RECORDED INFORMATION -
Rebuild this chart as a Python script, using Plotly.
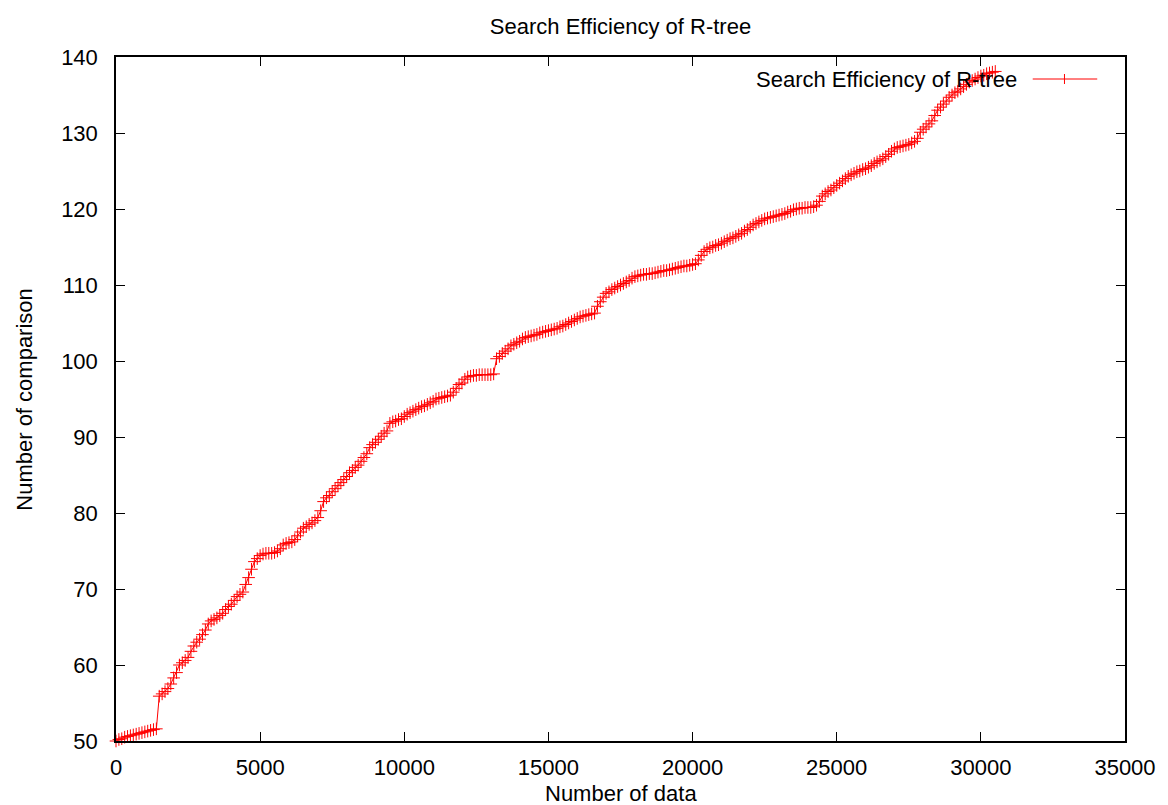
import plotly.graph_objects as go

# Average number of comparisons measured every 100 inserted records
data_start = 0
data_step = 100
comparisons = [
    50.0, 50.2, 50.3, 50.5, 50.6, 50.7, 50.8, 50.9, 51.0, 51.1,
    51.2, 51.3, 51.4, 51.5, 51.6, 55.9, 56.2, 56.5, 56.9, 57.5,
    58.3, 59.0, 60.0, 60.3, 60.6, 61.0, 61.8, 62.5, 63.0, 63.4,
    64.0, 64.6, 65.4, 65.8, 66.0, 66.2, 66.5, 66.8, 67.3, 67.7,
    68.0, 68.5, 69.0, 69.3, 69.6, 70.6, 71.5, 72.6, 73.6, 74.0,
    74.4, 74.6, 74.7, 74.7, 74.7, 74.8, 75.0, 75.3, 75.8, 76.0,
    76.1, 76.2, 76.5, 77.0, 77.5, 78.0, 78.2, 78.5, 78.7, 79.0,
    79.4, 80.3, 81.5, 82.0, 82.3, 82.8, 83.2, 83.6, 84.0, 84.4,
    84.8, 85.3, 85.6, 86.0, 86.3, 86.8, 87.3, 87.8, 88.6, 89.0,
    89.3, 89.7, 90.1, 90.5, 90.8, 91.8, 92.0, 92.1, 92.3, 92.4,
    92.7, 93.0, 93.2, 93.4, 93.6, 93.8, 94.0, 94.1, 94.3, 94.5,
    94.7, 95.0, 95.1, 95.2, 95.3, 95.4, 95.5, 95.9, 96.4, 96.9,
    97.1, 97.6, 97.9, 98.0, 98.1, 98.1, 98.2, 98.2, 98.2, 98.2,
    98.2, 98.3, 100.3, 100.6, 101.0, 101.3, 101.6, 102.0, 102.2, 102.4,
    102.6, 102.9, 103.1, 103.2, 103.3, 103.4, 103.5, 103.7, 103.8, 103.9,
    104.0, 104.1, 104.2, 104.3, 104.5, 104.6, 104.8, 105.0, 105.2, 105.4,
    105.6, 105.8, 105.9, 106.0, 106.1, 106.2, 106.3, 107.2, 107.8, 108.4,
    108.9, 109.1, 109.4, 109.6, 109.8, 110.0, 110.2, 110.4, 110.6, 110.9,
    111.1, 111.2, 111.3, 111.4, 111.4, 111.5, 111.5, 111.6, 111.7, 111.8,
    111.9, 111.9, 112.0, 112.1, 112.2, 112.3, 112.4, 112.5, 112.5, 112.6,
    112.7, 112.8, 113.3, 113.9, 114.4, 114.7, 114.9, 115.0, 115.2, 115.3,
    115.5, 115.7, 115.9, 116.1, 116.2, 116.4, 116.6, 116.8, 117.1, 117.3,
    117.6, 117.9, 118.1, 118.3, 118.5, 118.7, 118.8, 118.9, 119.0, 119.1,
    119.2, 119.3, 119.4, 119.6, 119.7, 119.9, 120.0, 120.1, 120.1, 120.2,
    120.2, 120.2, 120.3, 120.5, 121.0, 121.7, 122.0, 122.3, 122.5, 122.8,
    123.1, 123.4, 123.7, 124.0, 124.3, 124.5, 124.7, 124.9, 125.0, 125.2,
    125.3, 125.5, 125.7, 126.0, 126.2, 126.4, 126.6, 126.9, 127.2, 127.6,
    127.9, 128.1, 128.2, 128.3, 128.4, 128.5, 128.7, 128.9, 129.3, 130.1,
    130.5, 130.8, 131.2, 131.6, 132.3, 133.0, 133.4, 133.8, 134.2, 134.7,
    135.0, 135.3, 135.5, 135.8, 136.1, 136.4, 136.7, 136.9, 137.1, 137.3,
    137.5, 137.6, 137.8, 137.9, 138.0, 138.1,
]
num_data = [data_start + i * data_step for i in range(len(comparisons))]

x_ticks = [0, 5000, 10000, 15000, 20000, 25000, 30000, 35000]
y_ticks = [50, 60, 70, 80, 90, 100, 110, 120, 130, 140]

series_name = "Search Efficiency of R-tree"
title_text = "Search Efficiency of R-tree"
x_title = "Number of data"
y_title = "Number of comparison"

FONT = "Liberation Sans, Arial, Helvetica, sans-serif"
RED = "#ff0000"
W, H = 1168, 805
L, R, T, B = 116, 35, 57, 64
PW, PH = W - L - R, H - T - B


def px_x(px):
    return (px - L) / PW


def px_y(py):
    return (H - B - py) / PH


fig = go.Figure()
fig.add_trace(go.Scatter(
    x=num_data, y=comparisons, name=series_name,
    mode="lines+markers",
    line=dict(color=RED, width=1),
    marker=dict(symbol="cross-thin", size=9, line=dict(color=RED, width=1)),
    cliponaxis=False, showlegend=False,
))

axis_common = dict(
    showgrid=False, zeroline=False, showline=True, linecolor="black",
    linewidth=1.5, mirror="allticks", ticks="inside", ticklen=9,
    tickwidth=1, tickcolor="black",
    tickfont=dict(family=FONT, size=22, color="black"),
)

fig.update_xaxes(range=[0, 35000], tickvals=x_ticks,
                 ticktext=[str(v) for v in x_ticks],
                 ticklabelstandoff=6, **axis_common)
fig.update_yaxes(range=[50, 140], tickvals=y_ticks,
                 ticktext=[str(v) for v in y_ticks],
                 ticklabelstandoff=12, **axis_common)

# Key in the upper right corner: label followed by the line/point sample
legend_y = px_y(79)
annotations = [
    dict(text=x_title, x=0.5, y=px_y(793), xref="paper", yref="paper",
         xanchor="center", yanchor="middle", showarrow=False,
         font=dict(family=FONT, size=22, color="black")),
    dict(text=y_title, x=px_x(23), y=0.5, xref="paper", yref="paper",
         xanchor="center", yanchor="middle", textangle=-90, showarrow=False,
         font=dict(family=FONT, size=22, color="black")),
    dict(text=series_name, x=px_x(1026), y=legend_y, xref="paper",
         yref="paper", xanchor="right", yanchor="middle", showarrow=False,
         font=dict(family=FONT, size=22, color="black")),
]
shapes = [
    dict(type="line", xref="paper", yref="paper",
         x0=px_x(1040), x1=px_x(1105), y0=legend_y, y1=legend_y,
         line=dict(color=RED, width=1)),
    dict(type="line", xref="paper", yref="paper",
         x0=px_x(1072), x1=px_x(1072), y0=px_y(74), y1=px_y(84),
         line=dict(color=RED, width=1)),
]

fig.update_layout(
    width=W, height=H,
    margin=dict(l=L, r=R, t=T, b=B),
    paper_bgcolor="white", plot_bgcolor="white",
    title=dict(text=title_text, x=0.5, xref="paper", y=1 - 26 / H,
               yref="container", xanchor="center", yanchor="middle",
               font=dict(family=FONT, size=22, color="black")),
    annotations=annotations, shapes=shapes,
    showlegend=False,
)

fig.write_html("out.html")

WHAT IS ASKED - Leave the pictures out and reproduce exactly the lines from the top of the listing above through the line with "import plotly.graph_objects as go".

RESPONSE FOR THIS EXERCISE -
Rebuild this chart as a Python script, using Plotly.
import plotly.graph_objects as go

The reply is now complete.